[What the exercise asks]
Retype, word for word, the lines from the first line of the entries through the line that holds "XAxis, YAxis, CartesianGrid"; leave out the pictures.

[Raw records]
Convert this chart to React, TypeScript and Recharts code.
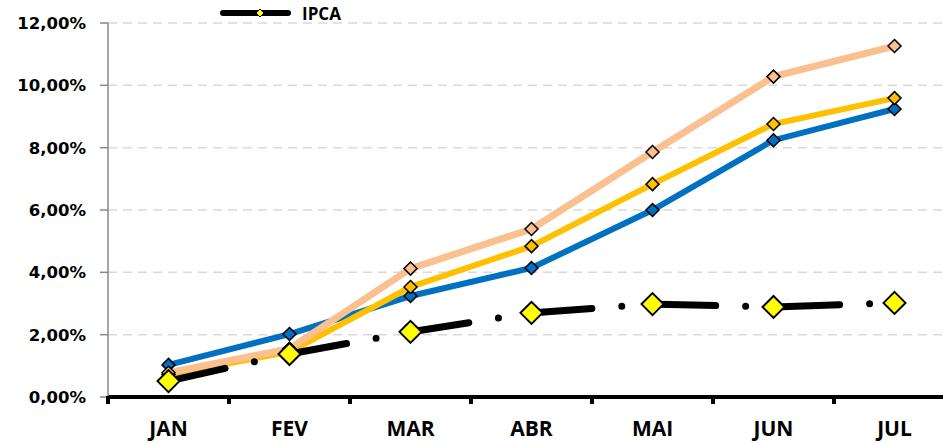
import React from 'react';
import { LineChart, Line, XAxis, YAxis, CartesianGrid } from 'recharts';

const months = ['JAN', 'FEV', 'MAR', 'ABR', 'MAI', 'JUN', 'JUL'];
const serieAzul = [1.03, 2.02, 3.24, 4.14, 6.0, 8.24, 9.24];
const serieAmarela = [0.72, 1.45, 3.53, 4.84, 6.83, 8.76, 9.59];
const seriePessego = [0.78, 1.55, 4.12, 5.39, 7.86, 10.28, 11.26];
const ipca = [0.51, 1.38, 2.09, 2.7, 2.98, 2.89, 3.02];
const yTicks = [0, 2, 4, 6, 8, 10, 12];

const data = months.map((m, i) => ({
  month: m,
  azul: serieAzul[i],
  amarela: serieAmarela[i],
  pessego: seriePessego[i],
  ipca: ipca[i],
}));

const YFONT = '"DejaVu Sans", sans-serif';
const XFONT = '"Open Sans", sans-serif';

const makeDiamond = (r: number, fill: string, sw: number) => (props: any) => {
  const { cx, cy, index } = props;
  if (cx == null || cy == null) return <g key={index} />;
  return (
    <polygon
      key={index}
      points={`${cx},${cy - r} ${cx + r},${cy} ${cx},${cy + r} ${cx - r},${cy}`}
      fill={fill}
      stroke="#000"
      strokeWidth={sw}
      strokeLinejoin="miter"
    />
  );
};

const XTick = (props: any) => {
  const { x, y, payload } = props;
  const bw = 121;
  return (
    <g>
      <line x1={x - bw / 2} y1={y - 9} x2={x - bw / 2} y2={y - 1} stroke="#000" strokeWidth={4} />
      <text x={x} y={y + 31} textAnchor="middle" fontFamily={XFONT} fontWeight={700} fontSize={21} fill="#000">
        {payload.value}
      </text>
    </g>
  );
};

const fmt = (v: number) => v.toFixed(2).replace('.', ',') + '%';

const LegendOverlay = () => (
  <svg width={400} height={30} style={{ position: 'absolute', left: 0, top: 0, display: 'block' }}>
    <line x1={223} y1={13} x2={288} y2={13} stroke="#000" strokeWidth={6} strokeLinecap="round" />
    <polygon points="260,9 264,13 260,17 256,13" fill="#FFFF00" stroke="#000" strokeWidth={1} />
    <text x={302} y={20} fontFamily={XFONT} fontWeight={700} fontSize={17} fill="#000">IPCA</text>
  </svg>
);

export default function App() {
  return (
    <div style={{ position: 'absolute', left: 0, top: 0, width: 943, height: 443, overflow: 'hidden', background: '#fff' }}>
      <LineChart width={960} height={443} data={data} margin={{ top: 23, right: 5, left: 0, bottom: 0 }}>
        <CartesianGrid vertical={false} stroke="#D9D9D9" strokeDasharray="9 6" strokeWidth={1.5} />
        <XAxis
          dataKey="month"
          scale="band"
          height={46}
          axisLine={{ stroke: '#000', strokeWidth: 4 }}
          tickLine={false}
          tick={<XTick />}
          interval={0}
        />
        <YAxis
          width={108}
          domain={[0, 12]}
          ticks={yTicks}
          tickFormatter={fmt}
          axisLine={{ stroke: '#888', strokeWidth: 1.5 }}
          tickLine={{ stroke: '#888', strokeWidth: 1.5 }}
          tickSize={8}
          tickMargin={14}
          tick={{ fontFamily: YFONT, fontWeight: 700, fontSize: 16.5, fill: '#000' }}
        />
        <Line type="linear" dataKey="azul" stroke="#0070C0" strokeWidth={6} dot={makeDiamond(6.5, '#0070C0', 1.5)} activeDot={false} isAnimationActive={false} />
        <Line type="linear" dataKey="amarela" stroke="#FFC000" strokeWidth={6} dot={makeDiamond(6.5, '#FFC000', 1.5)} activeDot={false} isAnimationActive={false} />
        <Line type="linear" dataKey="pessego" stroke="#FAC090" strokeWidth={7} dot={makeDiamond(6.5, '#FAC090', 1.5)} activeDot={false} isAnimationActive={false} />
        <Line type="linear" dataKey="ipca" stroke="#000" strokeWidth={7} strokeLinecap="round" strokeDasharray="58 30 0 36" dot={makeDiamond(11, '#FFFF00', 2)} activeDot={false} isAnimationActive={false} />
      </LineChart>
      <LegendOverlay />
    </div>
  );
}
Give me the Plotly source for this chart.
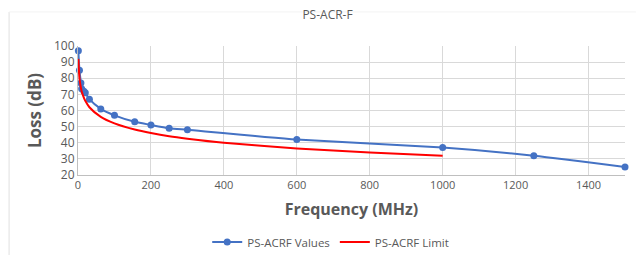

[Task answer]
Convert this chart to React, TypeScript and Recharts code.
import React from 'react';
import { LineChart, Line, XAxis, YAxis, CartesianGrid } from 'recharts';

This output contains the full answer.